Role Title: Data Engineer (W2 Only)
Location: Remote
Visa: (GC), (USC) Only
Role Description: Role summary Design, build, and operate reliable archiving and purging solutions on Microsoft SQL Server for datasets stored/represented in EBCDIC format, using SQL Server stored procedures and Python automation.
Own batch execution and scheduling via Control‑M, ensuring performance, auditability, retention compliance, and safe deletion practices.
Required Skills:
Build and maintain SQL Server stored procedures for data archiving, purge eligibility determination, and purge execution (soft/hard deletes as required). Handle EBCDIC data processing requirements (e.g., EBCDIC↔ASCII/Unicode conversion, fixed-length records, packed decimals/COBOL-style encodings when applicable) and ensure data integrity post-conversion. Develop Python utilities for orchestration, validation, reconciliation, exception handling, and operational automation (e.g., pre/post checks, file-based extracts, run reports).
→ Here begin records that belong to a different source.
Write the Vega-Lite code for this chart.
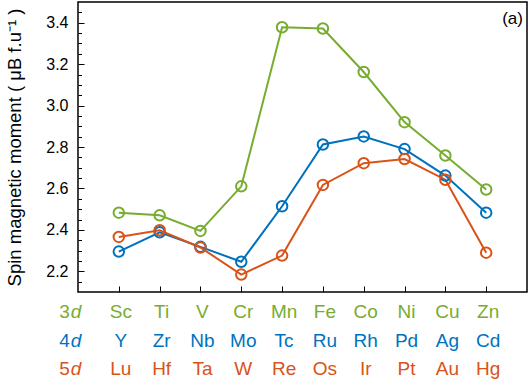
{
  "$schema": "https://vega.github.io/schema/vega-lite/v6.json",
  "width": 449,
  "height": 290,
  "autosize": "none",
  "padding": {"left": 78, "top": 2, "right": 2, "bottom": 90},
  "background": "white",
  "config": {
    "font": "Liberation Sans",
    "view": {"stroke": "black", "strokeWidth": 1.5},
    "axis": {"grid": false, "domain": false, "tickColor": "black", "tickWidth": 1, "labelColor": "black", "titleColor": "black"}
  },
  "resolve": {"axis": {"y": "independent"}},
  "datasets": {
    "pts": [
      {"series": "3d", "el": "Sc", "idx": 1, "v": 2.483},
      {"series": "3d", "el": "Ti", "idx": 2, "v": 2.47},
      {"series": "3d", "el": "V", "idx": 3, "v": 2.395},
      {"series": "3d", "el": "Cr", "idx": 4, "v": 2.61},
      {"series": "3d", "el": "Mn", "idx": 5, "v": 3.378},
      {"series": "3d", "el": "Fe", "idx": 6, "v": 3.372},
      {"series": "3d", "el": "Co", "idx": 7, "v": 3.162},
      {"series": "3d", "el": "Ni", "idx": 8, "v": 2.92},
      {"series": "3d", "el": "Cu", "idx": 9, "v": 2.759},
      {"series": "3d", "el": "Zn", "idx": 10, "v": 2.595},
      {"series": "4d", "el": "Y", "idx": 1, "v": 2.295},
      {"series": "4d", "el": "Zr", "idx": 2, "v": 2.388},
      {"series": "4d", "el": "Nb", "idx": 3, "v": 2.318},
      {"series": "4d", "el": "Mo", "idx": 4, "v": 2.246},
      {"series": "4d", "el": "Tc", "idx": 5, "v": 2.514},
      {"series": "4d", "el": "Ru", "idx": 6, "v": 2.812},
      {"series": "4d", "el": "Rh", "idx": 7, "v": 2.851},
      {"series": "4d", "el": "Pd", "idx": 8, "v": 2.79},
      {"series": "4d", "el": "Ag", "idx": 9, "v": 2.662},
      {"series": "4d", "el": "Cd", "idx": 10, "v": 2.483},
      {"series": "5d", "el": "Lu", "idx": 1, "v": 2.366},
      {"series": "5d", "el": "Hf", "idx": 2, "v": 2.398},
      {"series": "5d", "el": "Ta", "idx": 3, "v": 2.315},
      {"series": "5d", "el": "W", "idx": 4, "v": 2.184},
      {"series": "5d", "el": "Re", "idx": 5, "v": 2.276},
      {"series": "5d", "el": "Os", "idx": 6, "v": 2.617},
      {"series": "5d", "el": "Ir", "idx": 7, "v": 2.722},
      {"series": "5d", "el": "Pt", "idx": 8, "v": 2.742},
      {"series": "5d", "el": "Au", "idx": 9, "v": 2.642},
      {"series": "5d", "el": "Hg", "idx": 10, "v": 2.29}
    ],
    "rows": [
      {"series": "3d", "num": "3", "d": "d", "row": 2.003},
      {"series": "4d", "num": "4", "d": "d", "row": 1.863},
      {"series": "5d", "num": "5", "d": "d", "row": 1.726}
    ],
    "panel": [{"lbl": "(a)", "px": 10.9, "py": 3.418}]
  },
  "layer": [
    {
      "data": {"name": "pts"},
      "mark": {"type": "line", "strokeWidth": 2},
      "encoding": {
        "x": {
          "field": "idx", "type": "quantitative",
          "scale": {"domain": [0, 11], "nice": false, "zero": false},
          "axis": {"values": [1, 2, 3, 4, 5, 6, 7, 8, 9, 10], "labels": false, "tickSize": -6, "title": null}
        },
        "y": {
          "field": "v", "type": "quantitative",
          "scale": {"domain": [2.1, 3.5], "nice": false, "zero": false},
          "axis": {
            "orient": "left",
            "values": [2.2, 2.4, 2.6, 2.8, 3.0, 3.2, 3.4],
            "format": ".1f",
            "tickSize": -6,
            "labelPadding": 16,
            "labelFontSize": 16,
            "title": "Spin magnetic moment ( μB  f.u⁻¹ )",
            "titleFontSize": 18.5,
            "titleFontWeight": "normal",
            "titlePadding": 21
          }
        },
        "color": {
          "field": "series", "type": "nominal",
          "scale": {"domain": ["3d", "4d", "5d"], "range": ["#77AC30", "#0072BD", "#D95319"]},
          "legend": null
        }
      }
    },
    {
      "data": {"name": "pts"},
      "mark": {"type": "point", "shape": "circle", "filled": false, "size": 110, "strokeWidth": 2, "opacity": 1},
      "encoding": {
        "x": {"field": "idx", "type": "quantitative"},
        "y": {
          "field": "v", "type": "quantitative",
          "axis": {
            "orient": "left",
            "values": [2.15, 2.25, 2.3, 2.35, 2.45, 2.5, 2.55, 2.65, 2.7, 2.75, 2.85, 2.9, 2.95, 3.05, 3.1, 3.15, 3.25, 3.3, 3.35, 3.45],
            "labels": false,
            "tickSize": -3.5,
            "title": null
          }
        },
        "color": {"field": "series", "type": "nominal"}
      }
    },
    {
      "data": {"name": "pts"},
      "transform": [{"filter": "datum.series === '3d'"}],
      "mark": {"type": "text", "fontSize": 19, "baseline": "middle", "align": "center", "dx": 2},
      "encoding": {
        "x": {"field": "idx", "type": "quantitative"},
        "y": {"datum": 2.003, "axis": null},
        "color": {"field": "series", "type": "nominal"},
        "text": {"field": "el", "type": "nominal"}
      }
    },
    {
      "data": {"name": "pts"},
      "transform": [{"filter": "datum.series === '4d'"}],
      "mark": {"type": "text", "fontSize": 19, "baseline": "middle", "align": "center", "dx": 2},
      "encoding": {
        "x": {"field": "idx", "type": "quantitative"},
        "y": {"datum": 1.863, "axis": null},
        "color": {"field": "series", "type": "nominal"},
        "text": {"field": "el", "type": "nominal"}
      }
    },
    {
      "data": {"name": "pts"},
      "transform": [{"filter": "datum.series === '5d'"}],
      "mark": {"type": "text", "fontSize": 19, "baseline": "middle", "align": "center", "dx": 2},
      "encoding": {
        "x": {"field": "idx", "type": "quantitative"},
        "y": {"datum": 1.726, "axis": null},
        "color": {"field": "series", "type": "nominal"},
        "text": {"field": "el", "type": "nominal"}
      }
    },
    {
      "data": {"name": "rows"},
      "mark": {"type": "text", "fontSize": 19, "baseline": "middle", "align": "right"},
      "encoding": {
        "x": {"datum": -0.2},
        "y": {"field": "row", "type": "quantitative", "axis": null},
        "color": {"field": "series", "type": "nominal"},
        "text": {"field": "num", "type": "nominal"}
      }
    },
    {
      "data": {"name": "rows"},
      "mark": {"type": "text", "fontSize": 19, "baseline": "middle", "align": "left", "fontStyle": "italic", "dx": 1},
      "encoding": {
        "x": {"datum": -0.2},
        "y": {"field": "row", "type": "quantitative", "axis": null},
        "color": {"field": "series", "type": "nominal"},
        "text": {"field": "d", "type": "nominal"}
      }
    },
    {
      "data": {"name": "panel"},
      "mark": {"type": "text", "fontSize": 17, "baseline": "middle", "align": "right", "color": "black"},
      "encoding": {
        "x": {"field": "px", "type": "quantitative"},
        "y": {"field": "py", "type": "quantitative", "axis": null},
        "text": {"field": "lbl", "type": "nominal"}
      }
    }
  ]
}
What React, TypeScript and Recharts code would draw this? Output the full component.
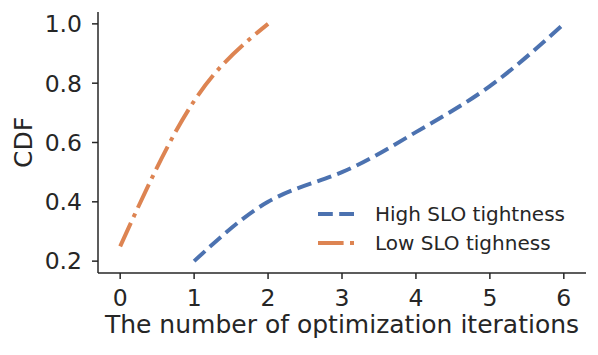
import { LineChart, XAxis, YAxis, Line, Legend, Label } from 'recharts';

const highIters = [1, 2, 3, 4, 5, 6];
const highCdf = [0.2, 0.4, 0.5, 0.635, 0.79, 1.0];
const lowIters = [0, 1, 2];
const lowCdf = [0.25, 0.74, 1.0];
const xTicks = [0, 1, 2, 3, 4, 5, 6];
const yTicks = [0.2, 0.4, 0.6, 0.8, 1.0];

const highData = highIters.map((x, i) => ({ x, y: highCdf[i] }));
const lowData = lowIters.map((x, i) => ({ x, y: lowCdf[i] }));

const BLUE = '#4C72B0';
const ORANGE = '#DD8452';
const INK = '#262626';
const FONT = 'DejaVu Sans';
const DASH = '14.8 6.4';
const DASHDOT = '25.6 6.4 4 6.4';

const legendItems = [
  { label: 'High SLO tightness', color: BLUE, dash: DASH },
  { label: 'Low SLO tighness', color: ORANGE, dash: DASHDOT },
];

function LegendBox() {
  return (
    <svg width={280} height={60}>
      {legendItems.map((it, i) => (
        <g key={it.label}>
          <line x1={8} x2={46} y1={14 + i * 29} y2={14 + i * 29} stroke={it.color} strokeWidth={4} strokeDasharray={it.dash} />
          <text x={65} y={14 + i * 29} dy="0.35em" fontSize={20} fill={INK} fontFamily={FONT}>{it.label}</text>
        </g>
      ))}
    </svg>
  );
}

export default function App() {
  return (
    <div style={{ position: 'absolute', left: 0, top: 0, background: '#fff' }}>
      <LineChart width={598} height={355} margin={{ top: 12, right: 12, left: 0, bottom: 0 }}>
        <XAxis
          type="number"
          dataKey="x"
          domain={[-0.3, 6.3]}
          ticks={xTicks}
          height={82}
          allowDuplicatedCategory={false}
          stroke={INK}
          strokeWidth={1.5}
          tickSize={6}
          tickMargin={10}
          tick={{ fill: INK, fontSize: 23.5, fontFamily: FONT }}
        >
          <Label value="The number of optimization iterations" position="insideBottom" offset={22} fill={INK} fontSize={25} fontFamily={FONT} />
        </XAxis>
        <YAxis
          type="number"
          domain={[0.16, 1.04]}
          ticks={yTicks}
          width={98}
          stroke={INK}
          strokeWidth={1.5}
          tickSize={6}
          tickMargin={10}
          tickFormatter={(v: number) => v.toFixed(1)}
          tick={{ fill: INK, fontSize: 23.5, fontFamily: FONT }}
        >
          <Label value="CDF" angle={-90} position="insideLeft" offset={23} fill={INK} fontSize={25} fontFamily={FONT} style={{ textAnchor: 'middle' }} />
        </YAxis>
        <Legend
          layout="vertical"
          align="center"
          verticalAlign="middle"
          content={<LegendBox />}
          wrapperStyle={{ left: 310, top: 200, width: 280, height: 60 }}
        />
        <Line data={highData} dataKey="y" type="natural" stroke={BLUE} strokeWidth={4} strokeDasharray={DASH} dot={false} isAnimationActive={false} />
        <Line data={lowData} dataKey="y" type="natural" stroke={ORANGE} strokeWidth={4} strokeDasharray={DASHDOT} dot={false} isAnimationActive={false} />
      </LineChart>
    </div>
  );
}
Implement purge controls: retention rules, legal hold/exclusions, referential integrity management, dependency ordering, and rollback/restore strategy. Optimize performance for large volumes (partitioning strategies, indexing, batching, minimal logging approaches where appropriate, transaction scoping). Integrate and run jobs in Control‑M: job definitions, calendars, dependencies, resource limits, alerting, rerun/restart logic.
Create operational runbooks, monitoring dashboards/metrics, and support production incidents (root cause, fixes, postmortems).
Ensure security and compliance: least-privilege access, audit trails, PII handling, and evidence for retention/purge execution.
Collaborate with DBAs, data governance, and application teams to validate retention policy interpretation and downstream impacts.
Required technical skills
SQL Server: T‑SQL, stored procedures, transactions, error handling, temp tables, indexing, query tuning, SSMS, SQL Agent fundamentals (even if Control‑M is primary).
EBCDIC: understanding of common code pages (e.g., 037/1047), conversion pitfalls, fixed-width layouts, and validation strategies.
Python: building maintainable scripts/modules for ETL-style tasks, database connectivity (ODBC), logging, configuration, and testability. Batch scheduling: Control‑M job creation/execution, dependencies, alerts, reruns, and operational support. Data lifecycle: archiving patterns, retention, purge frameworks, auditability, and safe-delete patterns.
Nice-to-have skills
Experience with very large tables (VLDB), table partitioning/switching, and archival to cheaper storage tiers. Familiarity with mainframe-originated data models, COBOL copybooks, and packed numeric formats. CI/CD for database objects (DACPAC/SSD T or equivalent), Python packaging, and automated testing. Knowledge of data governance tools/processes and legal hold workflows. Experience in regulated environments (SOX, PCI, HIPAA, GDPR-like retention controls).